Obviously, this is an outlier, but many people don’t realise that flammable gas isn’t needed, steam alone is enough to demolish a house and launch a tank 200 metres away.

What About The Pressure?

People complain about weak showers from poorly plumbed gravity feed systems, but the excess consumption created by mains pressure means, ironically, we now have laws mandating restrictive plumbing to conserve water, and that demands mains pressure.

When my Mum’s house had to be fitted out for an accessible bathroom, regulations insisted they use modern tapware. Any flickmixer or ¼ turn tap using ceramic inserts will flow very little water if you only have gravity feed. Some hot water units are replaced for this reason alone. Luckily, there is an answer that makes for the most durable hot water service ever.

By installing a 36 metre length of 19mm copper pipe as a heat exchange coil, you can combine the low pressure, low stress durability of traditional copper hot water with the modern need for high pressure delivery.

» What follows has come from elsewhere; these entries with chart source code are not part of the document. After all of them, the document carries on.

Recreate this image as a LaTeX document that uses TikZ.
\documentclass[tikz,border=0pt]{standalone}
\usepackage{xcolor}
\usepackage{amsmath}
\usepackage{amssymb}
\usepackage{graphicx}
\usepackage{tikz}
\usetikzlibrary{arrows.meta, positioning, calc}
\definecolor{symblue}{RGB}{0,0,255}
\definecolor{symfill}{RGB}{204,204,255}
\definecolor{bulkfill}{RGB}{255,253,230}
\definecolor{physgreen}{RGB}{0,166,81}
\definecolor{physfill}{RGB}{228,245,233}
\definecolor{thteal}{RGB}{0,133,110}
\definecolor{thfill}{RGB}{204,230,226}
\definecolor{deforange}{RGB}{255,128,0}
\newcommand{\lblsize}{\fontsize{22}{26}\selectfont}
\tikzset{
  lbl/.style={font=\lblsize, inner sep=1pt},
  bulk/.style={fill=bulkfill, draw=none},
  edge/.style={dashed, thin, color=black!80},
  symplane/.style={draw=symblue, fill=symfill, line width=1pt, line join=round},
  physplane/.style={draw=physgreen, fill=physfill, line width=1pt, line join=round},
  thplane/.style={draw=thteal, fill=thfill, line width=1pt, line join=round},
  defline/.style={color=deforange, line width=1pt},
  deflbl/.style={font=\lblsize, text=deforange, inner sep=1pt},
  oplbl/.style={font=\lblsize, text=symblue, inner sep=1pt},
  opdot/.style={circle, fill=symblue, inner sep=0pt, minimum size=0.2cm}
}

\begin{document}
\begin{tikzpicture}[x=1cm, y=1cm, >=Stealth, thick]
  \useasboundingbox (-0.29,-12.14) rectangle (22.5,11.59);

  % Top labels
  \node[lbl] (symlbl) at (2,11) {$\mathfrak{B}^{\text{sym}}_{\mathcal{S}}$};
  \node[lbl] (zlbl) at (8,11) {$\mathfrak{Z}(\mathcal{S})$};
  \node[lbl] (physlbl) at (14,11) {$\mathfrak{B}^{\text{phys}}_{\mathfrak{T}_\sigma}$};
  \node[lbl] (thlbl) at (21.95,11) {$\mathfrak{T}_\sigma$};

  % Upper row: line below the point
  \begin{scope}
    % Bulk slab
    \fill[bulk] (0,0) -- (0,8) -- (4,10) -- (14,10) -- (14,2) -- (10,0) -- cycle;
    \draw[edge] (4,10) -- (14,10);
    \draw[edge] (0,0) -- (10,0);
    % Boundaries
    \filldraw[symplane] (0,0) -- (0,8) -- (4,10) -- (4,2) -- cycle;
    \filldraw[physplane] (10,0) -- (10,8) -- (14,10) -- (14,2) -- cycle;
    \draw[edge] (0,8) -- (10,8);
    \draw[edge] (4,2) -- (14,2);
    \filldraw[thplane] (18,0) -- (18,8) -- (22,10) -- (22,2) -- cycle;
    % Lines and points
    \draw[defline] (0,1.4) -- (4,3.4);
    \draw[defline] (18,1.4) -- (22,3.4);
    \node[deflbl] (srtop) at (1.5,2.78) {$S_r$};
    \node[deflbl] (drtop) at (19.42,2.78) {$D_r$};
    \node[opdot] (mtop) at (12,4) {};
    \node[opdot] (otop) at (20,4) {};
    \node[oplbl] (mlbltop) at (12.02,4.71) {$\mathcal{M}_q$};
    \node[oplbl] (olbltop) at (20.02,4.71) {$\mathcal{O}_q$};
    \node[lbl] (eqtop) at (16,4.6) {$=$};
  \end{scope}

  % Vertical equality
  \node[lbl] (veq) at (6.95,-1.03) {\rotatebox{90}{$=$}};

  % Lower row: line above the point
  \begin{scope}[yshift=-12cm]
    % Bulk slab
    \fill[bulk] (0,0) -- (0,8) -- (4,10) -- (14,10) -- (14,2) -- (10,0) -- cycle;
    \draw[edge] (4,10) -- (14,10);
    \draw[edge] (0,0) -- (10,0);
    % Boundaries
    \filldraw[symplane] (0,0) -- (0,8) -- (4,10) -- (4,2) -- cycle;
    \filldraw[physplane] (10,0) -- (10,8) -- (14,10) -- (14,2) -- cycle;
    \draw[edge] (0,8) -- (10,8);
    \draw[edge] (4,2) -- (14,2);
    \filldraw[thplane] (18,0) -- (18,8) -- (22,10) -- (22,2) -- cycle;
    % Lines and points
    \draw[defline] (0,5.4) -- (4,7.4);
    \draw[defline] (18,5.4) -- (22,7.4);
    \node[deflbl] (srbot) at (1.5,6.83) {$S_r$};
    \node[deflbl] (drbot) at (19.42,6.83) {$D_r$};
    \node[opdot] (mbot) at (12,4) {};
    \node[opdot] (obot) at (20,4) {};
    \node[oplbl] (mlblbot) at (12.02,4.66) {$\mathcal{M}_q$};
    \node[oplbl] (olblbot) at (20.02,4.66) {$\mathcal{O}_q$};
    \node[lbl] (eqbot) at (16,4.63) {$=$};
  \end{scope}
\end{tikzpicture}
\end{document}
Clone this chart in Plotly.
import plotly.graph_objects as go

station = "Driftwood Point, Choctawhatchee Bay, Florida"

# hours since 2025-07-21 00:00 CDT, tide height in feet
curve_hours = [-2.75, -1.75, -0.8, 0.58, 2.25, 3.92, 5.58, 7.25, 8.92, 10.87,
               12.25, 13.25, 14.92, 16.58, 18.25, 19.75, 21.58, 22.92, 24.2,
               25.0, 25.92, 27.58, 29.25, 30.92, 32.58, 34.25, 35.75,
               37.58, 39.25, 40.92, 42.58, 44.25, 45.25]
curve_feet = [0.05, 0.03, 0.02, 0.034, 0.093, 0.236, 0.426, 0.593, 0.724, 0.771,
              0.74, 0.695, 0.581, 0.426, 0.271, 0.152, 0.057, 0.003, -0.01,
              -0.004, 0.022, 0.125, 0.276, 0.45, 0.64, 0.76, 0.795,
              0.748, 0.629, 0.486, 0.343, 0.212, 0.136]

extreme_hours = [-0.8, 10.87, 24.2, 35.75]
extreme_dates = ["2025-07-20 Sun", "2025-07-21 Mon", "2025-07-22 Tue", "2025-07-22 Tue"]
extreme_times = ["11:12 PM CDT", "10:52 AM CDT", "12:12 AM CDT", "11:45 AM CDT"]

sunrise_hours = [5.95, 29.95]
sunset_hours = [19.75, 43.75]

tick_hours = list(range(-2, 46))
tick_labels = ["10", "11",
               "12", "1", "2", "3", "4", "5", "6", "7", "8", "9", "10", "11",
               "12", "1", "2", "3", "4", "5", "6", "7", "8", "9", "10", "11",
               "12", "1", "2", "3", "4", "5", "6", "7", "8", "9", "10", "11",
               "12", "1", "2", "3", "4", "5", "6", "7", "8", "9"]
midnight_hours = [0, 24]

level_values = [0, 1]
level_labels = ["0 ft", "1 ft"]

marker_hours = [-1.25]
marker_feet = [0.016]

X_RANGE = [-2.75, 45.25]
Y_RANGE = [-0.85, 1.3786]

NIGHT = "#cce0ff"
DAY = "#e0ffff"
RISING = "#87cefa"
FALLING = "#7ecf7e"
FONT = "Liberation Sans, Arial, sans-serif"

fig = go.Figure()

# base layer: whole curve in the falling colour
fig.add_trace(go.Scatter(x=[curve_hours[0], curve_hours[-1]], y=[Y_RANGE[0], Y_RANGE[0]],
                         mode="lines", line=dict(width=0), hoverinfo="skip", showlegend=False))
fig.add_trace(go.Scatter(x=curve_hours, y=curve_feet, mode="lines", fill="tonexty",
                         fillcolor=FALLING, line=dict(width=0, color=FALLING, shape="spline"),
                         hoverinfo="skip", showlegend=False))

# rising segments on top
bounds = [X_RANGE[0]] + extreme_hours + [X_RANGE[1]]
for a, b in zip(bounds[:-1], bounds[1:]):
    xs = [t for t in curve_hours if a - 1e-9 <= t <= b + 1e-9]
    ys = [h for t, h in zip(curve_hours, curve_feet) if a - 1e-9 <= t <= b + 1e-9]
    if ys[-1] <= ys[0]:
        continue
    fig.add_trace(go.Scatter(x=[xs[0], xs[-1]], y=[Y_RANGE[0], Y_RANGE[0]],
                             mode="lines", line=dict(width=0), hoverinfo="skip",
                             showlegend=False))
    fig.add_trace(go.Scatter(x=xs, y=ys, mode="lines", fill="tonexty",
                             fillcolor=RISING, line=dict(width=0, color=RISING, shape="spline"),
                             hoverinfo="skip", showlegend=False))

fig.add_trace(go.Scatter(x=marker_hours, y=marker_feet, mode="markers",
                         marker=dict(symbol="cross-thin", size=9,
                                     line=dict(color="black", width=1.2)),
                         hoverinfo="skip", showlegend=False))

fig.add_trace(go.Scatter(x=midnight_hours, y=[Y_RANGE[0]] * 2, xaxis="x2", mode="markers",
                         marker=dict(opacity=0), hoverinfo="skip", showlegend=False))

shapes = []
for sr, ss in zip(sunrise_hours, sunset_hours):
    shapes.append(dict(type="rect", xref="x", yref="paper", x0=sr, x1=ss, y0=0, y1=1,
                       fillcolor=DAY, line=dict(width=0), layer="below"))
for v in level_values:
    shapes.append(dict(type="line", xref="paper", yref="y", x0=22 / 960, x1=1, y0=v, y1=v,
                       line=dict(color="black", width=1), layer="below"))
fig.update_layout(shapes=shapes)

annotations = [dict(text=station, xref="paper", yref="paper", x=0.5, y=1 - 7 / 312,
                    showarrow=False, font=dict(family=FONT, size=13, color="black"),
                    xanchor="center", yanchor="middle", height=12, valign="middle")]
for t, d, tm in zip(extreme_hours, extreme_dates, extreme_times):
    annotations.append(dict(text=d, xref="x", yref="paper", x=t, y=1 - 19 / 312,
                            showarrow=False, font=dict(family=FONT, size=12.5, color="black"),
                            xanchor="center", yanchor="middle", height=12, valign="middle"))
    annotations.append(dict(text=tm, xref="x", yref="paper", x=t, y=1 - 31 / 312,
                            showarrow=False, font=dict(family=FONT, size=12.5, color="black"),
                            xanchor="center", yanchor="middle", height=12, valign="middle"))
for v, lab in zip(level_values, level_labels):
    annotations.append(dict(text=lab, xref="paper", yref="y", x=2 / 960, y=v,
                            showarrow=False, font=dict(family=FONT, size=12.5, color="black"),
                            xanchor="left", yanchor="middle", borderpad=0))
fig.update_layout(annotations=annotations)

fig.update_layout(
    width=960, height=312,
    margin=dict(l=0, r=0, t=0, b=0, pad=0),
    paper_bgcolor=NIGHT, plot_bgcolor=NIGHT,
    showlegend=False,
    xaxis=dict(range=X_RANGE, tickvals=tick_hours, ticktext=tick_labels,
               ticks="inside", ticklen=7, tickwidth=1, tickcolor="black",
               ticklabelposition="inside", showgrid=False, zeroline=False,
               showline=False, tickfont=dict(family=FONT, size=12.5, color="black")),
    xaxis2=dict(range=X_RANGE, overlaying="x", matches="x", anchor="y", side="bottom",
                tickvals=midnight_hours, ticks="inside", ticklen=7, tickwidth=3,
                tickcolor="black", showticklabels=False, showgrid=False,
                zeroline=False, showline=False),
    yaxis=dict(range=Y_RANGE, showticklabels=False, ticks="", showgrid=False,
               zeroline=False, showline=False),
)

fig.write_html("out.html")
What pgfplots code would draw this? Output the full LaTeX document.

Coiled heat exchanger. A design grand enough that even Kevin Mcleod would be impressed.

Bespoke Beauty

The beauty of a system like this is that it’s flexible. They’re common in Europe and you can choose a variety of methods to heat the thermal mass in the tank:

  • solar thermal
  • resistive via solar PV
  • wood burner
  • etc.

Add antifreeze or anti-corrosive solution, plumb it off to heat a towel rail or radiator too, while the potable water simply travels through a perfectly safe and reliable length of pipe.

A standard gravity-fed unit is pretty cheap, but adding heat exchange coils, solar panels and stove fittings, and balanced feed tanks means you’re looking at a few weeks lead time for a custom-built unit. Of course, all these peripheral accessories can add expense too, but if you already have them, it’s a shame to render them useless because your plumber is too lazy to do a decent job.

Hot Water In The Ceiling Is Still An Option

Many plumbers have websites claiming ceiling units are redundant. It’s bullshit.

Be aware you’ll often get advice about what’s profitable for the plumber disguised as what’s good for you. In truth, it’s just cheap and easy to wheel in with a standard tank or an instant gas unit, hook up a few pipes outside and crimp off the old ones in the roof. Pipes seldom get shortened to suit, and in some horror cases the electricity is left connected and the empty tank gets heated for absolutely nothing. True story.

Solar Powered Copper Bottomed Hot Water

Our old Beasley solar thermal unit ran for free 8+ months of the year, but when the roof sheets rusted out, I installed 38kW of PV solar for my Mum. We ran out of roof space for a thermal collector, so we just crush the consumption with electrical sunshine now.

Those little yellow blips are a full-sized 3.6kW hot water element being crushed under a mountain of solar.

Copper hot water isn’t the standard any more, modern truss-built houses aren’t designed for them, and many young buck plumbers simply won’t have experience with handling or opening the roof to change one out1.

If your house had one of these beauties to begin with, there’s a good chance you can reinstate it easily enough, and even power it with surplus solar energy.

In the process, you’ll have supported some grassroots Australian manufacturing and saved all the energy involved in manufacturing, shipping and installing a modern consumer hot water unit.